Problem requirements →
Copy each line that contains the string "this".

Records to process →
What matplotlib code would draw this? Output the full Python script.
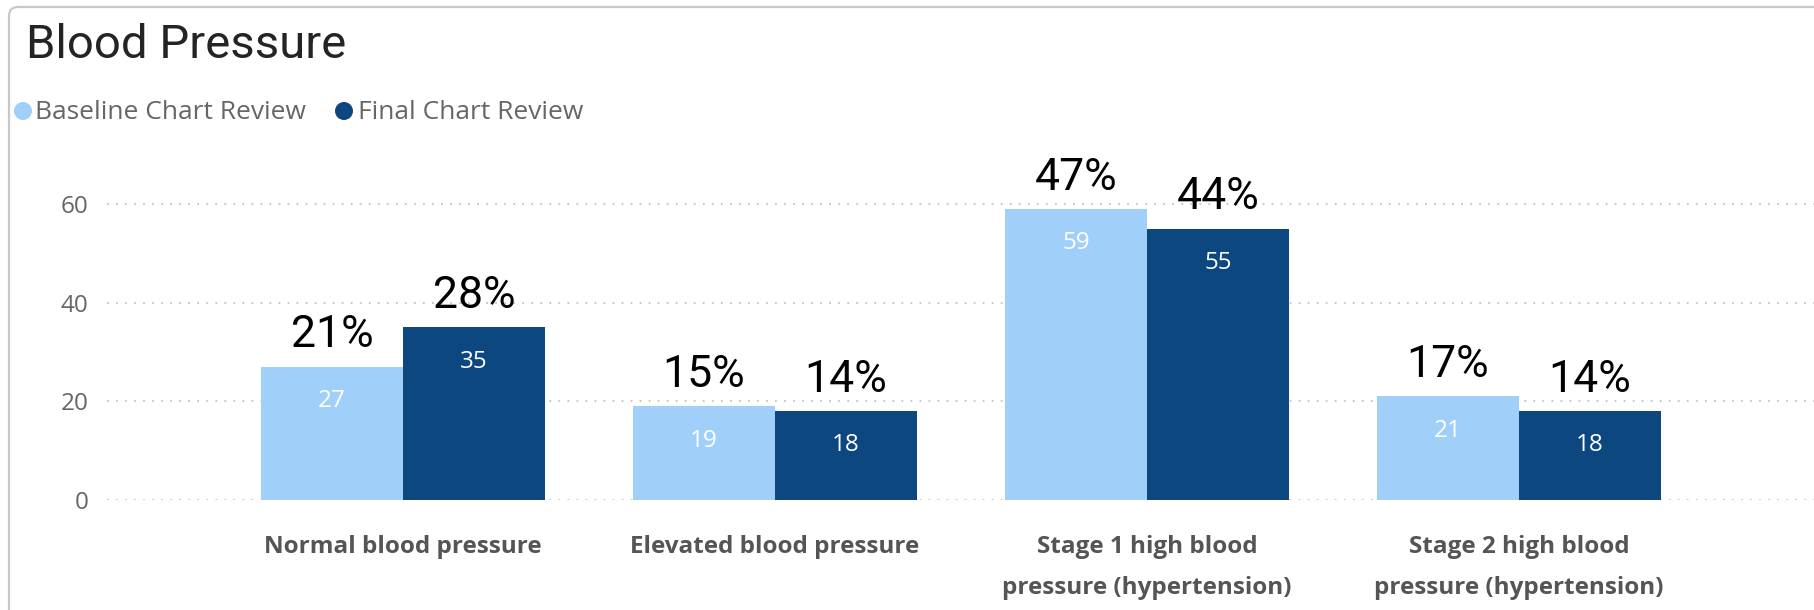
...
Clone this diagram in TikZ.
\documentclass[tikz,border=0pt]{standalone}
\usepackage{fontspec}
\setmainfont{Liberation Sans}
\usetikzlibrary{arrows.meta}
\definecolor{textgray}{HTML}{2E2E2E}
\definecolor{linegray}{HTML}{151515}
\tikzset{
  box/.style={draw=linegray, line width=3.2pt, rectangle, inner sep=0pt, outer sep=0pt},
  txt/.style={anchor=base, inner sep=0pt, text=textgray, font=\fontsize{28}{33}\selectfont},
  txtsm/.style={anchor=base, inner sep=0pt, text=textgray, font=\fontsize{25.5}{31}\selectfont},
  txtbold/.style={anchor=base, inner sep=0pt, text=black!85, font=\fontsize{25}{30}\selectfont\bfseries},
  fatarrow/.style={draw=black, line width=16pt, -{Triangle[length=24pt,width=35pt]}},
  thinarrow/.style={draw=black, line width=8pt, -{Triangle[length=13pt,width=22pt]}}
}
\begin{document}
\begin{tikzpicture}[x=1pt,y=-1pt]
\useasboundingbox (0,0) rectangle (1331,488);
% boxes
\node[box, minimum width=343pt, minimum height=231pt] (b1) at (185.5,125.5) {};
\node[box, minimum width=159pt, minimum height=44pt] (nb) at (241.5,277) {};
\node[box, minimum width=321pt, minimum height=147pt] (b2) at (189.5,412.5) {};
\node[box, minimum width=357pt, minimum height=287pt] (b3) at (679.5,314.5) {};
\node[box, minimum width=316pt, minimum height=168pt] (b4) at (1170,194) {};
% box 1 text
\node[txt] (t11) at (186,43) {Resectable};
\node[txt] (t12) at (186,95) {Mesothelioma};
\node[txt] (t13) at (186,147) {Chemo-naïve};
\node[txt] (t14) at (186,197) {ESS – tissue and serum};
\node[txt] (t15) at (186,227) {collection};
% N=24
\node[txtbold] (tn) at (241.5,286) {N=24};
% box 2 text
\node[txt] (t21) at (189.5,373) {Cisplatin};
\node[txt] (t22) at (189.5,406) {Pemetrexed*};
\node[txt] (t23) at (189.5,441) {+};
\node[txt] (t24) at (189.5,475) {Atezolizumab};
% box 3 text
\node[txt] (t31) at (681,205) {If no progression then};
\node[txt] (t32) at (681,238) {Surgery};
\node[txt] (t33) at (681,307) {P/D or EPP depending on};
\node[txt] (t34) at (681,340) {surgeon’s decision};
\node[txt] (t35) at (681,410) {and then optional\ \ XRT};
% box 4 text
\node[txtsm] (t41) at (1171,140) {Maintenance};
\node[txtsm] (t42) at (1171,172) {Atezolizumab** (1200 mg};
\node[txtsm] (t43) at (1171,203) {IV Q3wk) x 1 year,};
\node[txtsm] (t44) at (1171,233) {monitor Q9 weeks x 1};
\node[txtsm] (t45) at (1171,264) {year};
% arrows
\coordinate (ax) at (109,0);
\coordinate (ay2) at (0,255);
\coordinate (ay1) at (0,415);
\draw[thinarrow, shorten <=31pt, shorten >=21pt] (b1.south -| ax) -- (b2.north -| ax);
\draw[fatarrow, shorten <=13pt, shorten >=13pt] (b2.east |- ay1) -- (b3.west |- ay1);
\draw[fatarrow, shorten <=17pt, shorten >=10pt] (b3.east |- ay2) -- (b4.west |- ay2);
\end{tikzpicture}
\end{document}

Final result →
What matplotlib code would draw this? Output the full Python script.
Clone this diagram in TikZ.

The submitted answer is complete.